When to use the bootstrap
| Use bootstrap when… | Don’t bother when… |
|---|---|
| No formula for the SE exists | Standard formulas are available and valid |
| The statistic is complicated (ratios, quantiles) | You’re computing a simple mean |
| You suspect non-normality | n is large and CLT applies |
| You want a quick, assumption-free CI | You need exact small-sample inference |
The bootstrap is not magic — it can fail with very small samples or non-smooth statistics. But for most practical situations, it’s the easiest path to a valid confidence interval.
Did you know?
- Bradley Efron invented the bootstrap in 1979 at Stanford. The name comes from the expression “pulling yourself up by your bootstraps” — attributed to the tall tales of Baron Munchausen, who claimed to have pulled himself out of a swamp by his own hair (later versions say bootstraps). The idea that a sample can estimate its own sampling distribution seemed equally absurd at first.

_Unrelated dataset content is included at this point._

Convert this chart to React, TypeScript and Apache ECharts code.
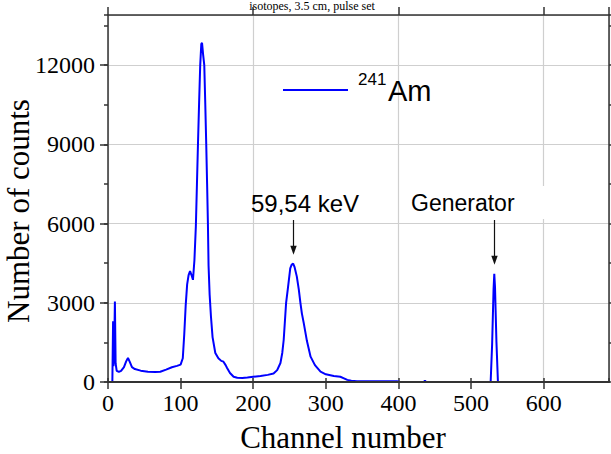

- When Efron first presented the bootstrap, many statisticians were skeptical. One famously asked: “You’re just sampling from your sample — how can that tell you anything new?” The answer: it tells you about the variability of your estimate, not about new data points.
- The bootstrap is now one of the most cited statistical methods ever. Efron’s 1979 paper has over 20,000 citations. He received the International Prize in Statistics (the statistics equivalent of the Nobel) in 2019 for this work.
- Before the bootstrap, getting standard errors for complex statistics (ratios, quantiles, eigenvalues) required either painful analytical derivations or the delta method — a Taylor expansion trick that often required heroic assumptions. The bootstrap made all of that unnecessary.